Menteri Negara Perumahan Rakyat, Kebijakan Dan Strategi Pembangunan Perumahan Rakyat, paparan pada Acara Rakernas II/2005 ASPERSI dan Saresehan Nasional Perumahan Rakyat, Jakarta, 28 Nopember 2005.
Teguh Kinarto, Rumah Sederhana, Sebuah Impian? (Kiat Pengembang Dalam Meningkatkan Pembangunan RSS), paparan pada Acara Rakernas II/2005 ASPERSI dan Saresehan Nasional Perumahan Rakyat, Jakarta, 28 Nopember 2005.


[1] Misalnya, kolam renang, tempat mandi sauna, fitnes centre, dan lapangan tenis.
[2] Kalaupun jumah rumah yang dibangun tidak banyak, adanya biaya perijinan tidak menjadi masalah karena dapat dibayar oleh pembeli yang mempunyai daya beli tinggi.

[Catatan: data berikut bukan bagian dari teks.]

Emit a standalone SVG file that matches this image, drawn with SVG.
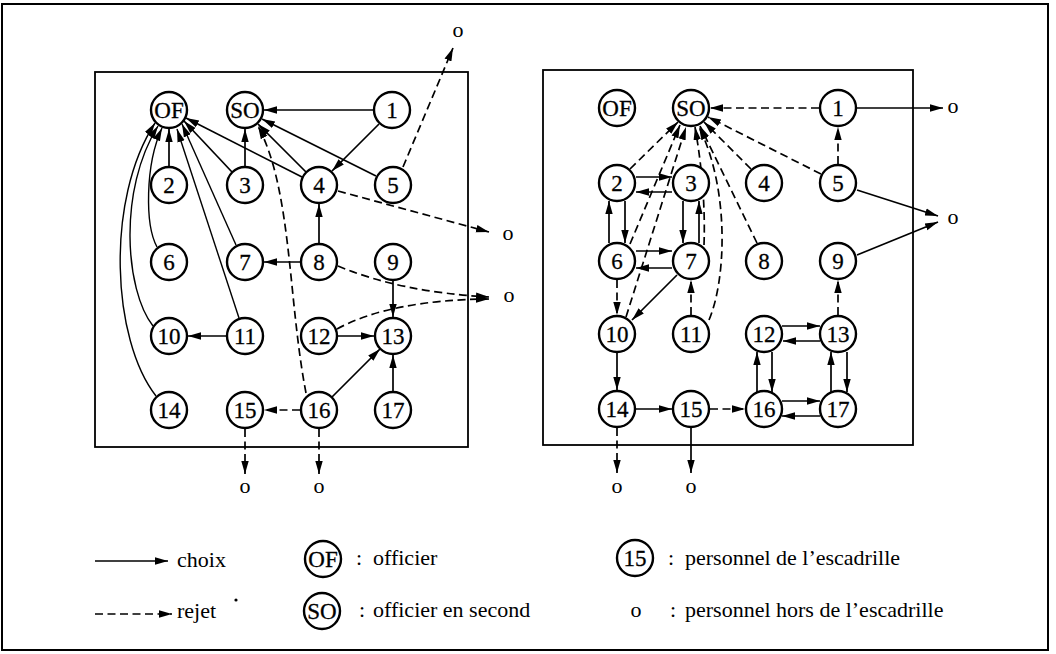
<svg xmlns="http://www.w3.org/2000/svg" width="1056" height="654" viewBox="0 0 1056 654">
<style>
.bg{fill:#fff}
.frame{fill:none;stroke:#000;stroke-width:2}
.panel{fill:none;stroke:#000;stroke-width:1.8}
.node circle{fill:#fff;stroke:#000;stroke-width:2.4}
.node text{font-family:"Liberation Serif","Times New Roman",serif;font-size:23px;fill:#000;text-anchor:middle;stroke:#000;stroke-width:0.3}
.lbl{font-family:"Liberation Serif","Times New Roman",serif;font-size:22px;fill:#000}
.o{font-family:"Liberation Serif","Times New Roman",serif;font-size:22px;fill:#000;text-anchor:middle}
.s{fill:none;stroke:#000;stroke-width:1.7;marker-end:url(#ah)}
.d{fill:none;stroke:#000;stroke-width:1.7;stroke-dasharray:8 4.5;marker-end:url(#ah)}
.t{fill:none;stroke:#000;stroke-width:1.4;marker-end:url(#ah)}
</style>
<defs>
<marker id="ah" markerUnits="userSpaceOnUse" markerWidth="14" markerHeight="10" refX="13" refY="5" orient="auto">
<path d="M0,1.3 L13,5 L0,8.7 z" fill="#000" stroke="none"/>
</marker>
</defs>
<rect class="bg" x="0" y="0" width="1056" height="654"/>
<rect class="frame" x="2" y="4" width="1046" height="646"/>
<rect class="panel" x="95" y="72" width="373" height="375"/>
<rect class="panel" x="543" y="70" width="370" height="375"/>

<g id="connectors-left">
<path class="s" d="M373,110 L264,110"/>
<path class="s" d="M379,124 L332,171"/>
<path class="s" d="M376,176 L262,119"/>
<path class="s" d="M306,172 L258,124"/>
<path class="s" d="M302,177 L186,118"/>
<path class="s" d="M245,166 L245,129"/>
<path class="s" d="M232,172 L184,121"/>
<path class="s" d="M169,166 L169,129"/>
<path class="t" d="M236,245 L182,124"/>
<path class="t" d="M239,318 L177,129"/>
<path class="t" d="M156,396 C112,340 105,200 155,123"/>
<path class="t" d="M153,326 C125,290 118,190 158,126"/>
<path class="t" d="M157,247 C145,225 145,165 162,128"/>
<path class="d" d="M306,393 C288,300 292,190 258,126"/>
<path class="d" d="M403,167 L453,48"/>
<path class="d" d="M338,191 L489,232"/>
<path class="d" d="M338,266 Q400,292 489,297"/>
<path class="d" d="M337,329 Q390,300 489,299"/>
<path class="s" d="M319,243 L319,204"/>
<path class="s" d="M300,262 L264,262"/>
<path class="s" d="M393,281 L393,317"/>
<path class="s" d="M338,336 L374,336"/>
<path class="s" d="M332,397 L380,349"/>
<path class="s" d="M393,391 L393,355"/>
<path class="s" d="M226,336 L188,336"/>
<path class="d" d="M300,410 L264,410"/>
<path class="d" d="M245,429 L245,474"/>
<path class="d" d="M319,429 L319,474"/>
</g>

<g id="connectors-right">
<path class="d" d="M819,108 L710,108"/>
<path class="s" d="M857,108 L943,108"/>
<path class="d" d="M838,164 L838,127"/>
<path class="d" d="M821,174 L708,117"/>
<path class="d" d="M751,169 L704,122"/>
<path class="d" d="M757,243 L700,126"/>
<path class="s" d="M857,190 L938,216"/>
<path class="s" d="M857,255 L938,222"/>
<path class="d" d="M630,169 L678,122"/>
<path class="s" d="M636,177 L672,177"/>
<path class="s" d="M672,192 L636,192"/>
<path class="s" d="M625,201 L625,243"/>
<path class="s" d="M609,243 L609,201"/>
<path class="s" d="M683,201 L683,243"/>
<path class="s" d="M699,243 L699,201"/>
<path class="s" d="M636,251 L672,251"/>
<path class="s" d="M672,268 L636,268"/>
<path class="d" d="M617,280 L617,315"/>
<path class="d" d="M630,244 L680,125"/>
<path class="d" d="M626,317 L686,127"/>
<path class="d" d="M704,245 Q706,190 695,127"/>
<path class="d" d="M709,320 C726,280 730,190 699,127"/>
<path class="s" d="M677,275 L632,320"/>
<path class="d" d="M691,315 L691,280"/>
<path class="s" d="M617,353 L617,390"/>
<path class="s" d="M636,409 L672,409"/>
<path class="d" d="M710,409 L745,409"/>
<path class="d" d="M617,428 L617,473"/>
<path class="s" d="M691,428 L691,473"/>
<path class="d" d="M838,315 L838,280"/>
<path class="s" d="M782,326 L820,326"/>
<path class="s" d="M820,341 L783,341"/>
<path class="s" d="M772,352 L772,392"/>
<path class="s" d="M757,392 L757,352"/>
<path class="s" d="M847,352 L847,392"/>
<path class="s" d="M831,392 L831,352"/>
<path class="s" d="M782,401 L820,401"/>
<path class="s" d="M820,416 L782,416"/>
</g>

<g id="L-OF" class="node"><circle cx="169" cy="110" r="18"/><text x="169" y="118">OF</text></g>
<g id="L-SO" class="node"><circle cx="245" cy="110" r="18"/><text x="245" y="118">SO</text></g>
<g id="L-1" class="node"><circle cx="392" cy="110" r="18"/><text x="392" y="118">1</text></g>
<g id="L-2" class="node"><circle cx="169" cy="185" r="18"/><text x="169" y="193">2</text></g>
<g id="L-3" class="node"><circle cx="245" cy="185" r="18"/><text x="245" y="193">3</text></g>
<g id="L-4" class="node"><circle cx="319" cy="185" r="18"/><text x="319" y="193">4</text></g>
<g id="L-5" class="node"><circle cx="393" cy="185" r="18"/><text x="393" y="193">5</text></g>
<g id="L-6" class="node"><circle cx="169" cy="262" r="18"/><text x="169" y="270">6</text></g>
<g id="L-7" class="node"><circle cx="245" cy="262" r="18"/><text x="245" y="270">7</text></g>
<g id="L-8" class="node"><circle cx="319" cy="262" r="18"/><text x="319" y="270">8</text></g>
<g id="L-9" class="node"><circle cx="393" cy="262" r="18"/><text x="393" y="270">9</text></g>
<g id="L-10" class="node"><circle cx="169" cy="336" r="18"/><text x="169" y="344">10</text></g>
<g id="L-11" class="node"><circle cx="245" cy="336" r="18"/><text x="245" y="344">11</text></g>
<g id="L-12" class="node"><circle cx="319" cy="336" r="18"/><text x="319" y="344">12</text></g>
<g id="L-13" class="node"><circle cx="393" cy="336" r="18"/><text x="393" y="344">13</text></g>
<g id="L-14" class="node"><circle cx="169" cy="410" r="18"/><text x="169" y="418">14</text></g>
<g id="L-15" class="node"><circle cx="245" cy="410" r="18"/><text x="245" y="418">15</text></g>
<g id="L-16" class="node"><circle cx="319" cy="410" r="18"/><text x="319" y="418">16</text></g>
<g id="L-17" class="node"><circle cx="393" cy="410" r="18"/><text x="393" y="418">17</text></g>

<g id="L-ext">
<text class="o" x="458" y="37">o</text>
<text class="o" x="508" y="240">o</text>
<text class="o" x="509" y="302">o</text>
<text class="o" x="245" y="493">o</text>
<text class="o" x="319" y="493">o</text>
</g>

<g id="R-OF" class="node"><circle cx="617" cy="108" r="18"/><text x="617" y="116">OF</text></g>
<g id="R-SO" class="node"><circle cx="691" cy="108" r="18"/><text x="691" y="116">SO</text></g>
<g id="R-1" class="node"><circle cx="838" cy="108" r="18"/><text x="838" y="116">1</text></g>
<g id="R-2" class="node"><circle cx="617" cy="183" r="18"/><text x="617" y="191">2</text></g>
<g id="R-3" class="node"><circle cx="691" cy="183" r="18"/><text x="691" y="191">3</text></g>
<g id="R-4" class="node"><circle cx="764" cy="183" r="18"/><text x="764" y="191">4</text></g>
<g id="R-5" class="node"><circle cx="838" cy="183" r="18"/><text x="838" y="191">5</text></g>
<g id="R-6" class="node"><circle cx="617" cy="261" r="18"/><text x="617" y="269">6</text></g>
<g id="R-7" class="node"><circle cx="691" cy="261" r="18"/><text x="691" y="269">7</text></g>
<g id="R-8" class="node"><circle cx="764" cy="261" r="18"/><text x="764" y="269">8</text></g>
<g id="R-9" class="node"><circle cx="838" cy="261" r="18"/><text x="838" y="269">9</text></g>
<g id="R-10" class="node"><circle cx="617" cy="334" r="18"/><text x="617" y="342">10</text></g>
<g id="R-11" class="node"><circle cx="691" cy="334" r="18"/><text x="691" y="342">11</text></g>
<g id="R-12" class="node"><circle cx="764" cy="334" r="18"/><text x="764" y="342">12</text></g>
<g id="R-13" class="node"><circle cx="838" cy="334" r="18"/><text x="838" y="342">13</text></g>
<g id="R-14" class="node"><circle cx="617" cy="409" r="18"/><text x="617" y="417">14</text></g>
<g id="R-15" class="node"><circle cx="691" cy="409" r="18"/><text x="691" y="417">15</text></g>
<g id="R-16" class="node"><circle cx="764" cy="409" r="18"/><text x="764" y="417">16</text></g>
<g id="R-17" class="node"><circle cx="838" cy="409" r="18"/><text x="838" y="417">17</text></g>

<g id="R-ext">
<text class="o" x="953" y="113">o</text>
<text class="o" x="953" y="224">o</text>
<text class="o" x="617" y="493">o</text>
<text class="o" x="691" y="493">o</text>
</g>

<g id="legend">
<path class="s" d="M95,561 L168,561"/>
<text class="lbl" x="177" y="567">choix</text>
<path class="d" d="M95,614 L172,614"/>
<text class="lbl" x="177" y="618">rejet</text>
<circle cx="236" cy="600" r="1.6" fill="#000"/>
<g id="legend-OF" class="node"><circle cx="323" cy="559" r="18"/><text x="323" y="567">OF</text></g>
<text class="lbl" x="356" y="565">:</text>
<text class="lbl" x="373" y="565">officier</text>
<g id="legend-SO" class="node"><circle cx="322" cy="611" r="18"/><text x="322" y="619">SO</text></g>
<text class="lbl" x="359" y="617">:</text>
<text class="lbl" x="373" y="617">officier en second</text>
<g id="legend-15" class="node"><circle cx="635" cy="558" r="18"/><text x="635" y="566">15</text></g>
<text class="lbl" x="668" y="565">:</text>
<text class="lbl" x="685" y="565">personnel de l’escadrille</text>
<text class="o" x="636" y="617">o</text>
<text class="lbl" x="670" y="617">:</text>
<text class="lbl" x="685" y="617">personnel hors de l’escadrille</text>
</g>
</svg>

[3] Beberapa daerah memang mempunyai kebijakan yang positif dengan memberikan keringanan atau bahkan pembebasan perijinan untuk RSH. Namun sebagian besar pemerintah daerah masih menerapkan biaya cukup tinggi bagi pengembang maupun bagi MBR.
[4] Sebagai ilustrasi, pembangunan perumahan RSH skala kecil yaitu sejumlah 200 unit membutuhkan dana sebesar ± Rp. 6 miliar.
[5] Batasan harga jual sebesar Rp. 60 juta juga cenderung untuk diturunkan oleh Pemda kabupaten/kota sehingga semakin banyak obyek pajak yang tersangkut.
[6] Sebagai ilustrasi, karena kenaikan harga BBM pada bulan oktober 2005, maka harga-harga komponen produksi juga meningkat, sehingga biaya pembangunan RSH juga sudah melonjak dari Rp. 550 ribu permeter persegi menjadi Rp. 750 ribu permeter persegi (kasus kota Surabaya).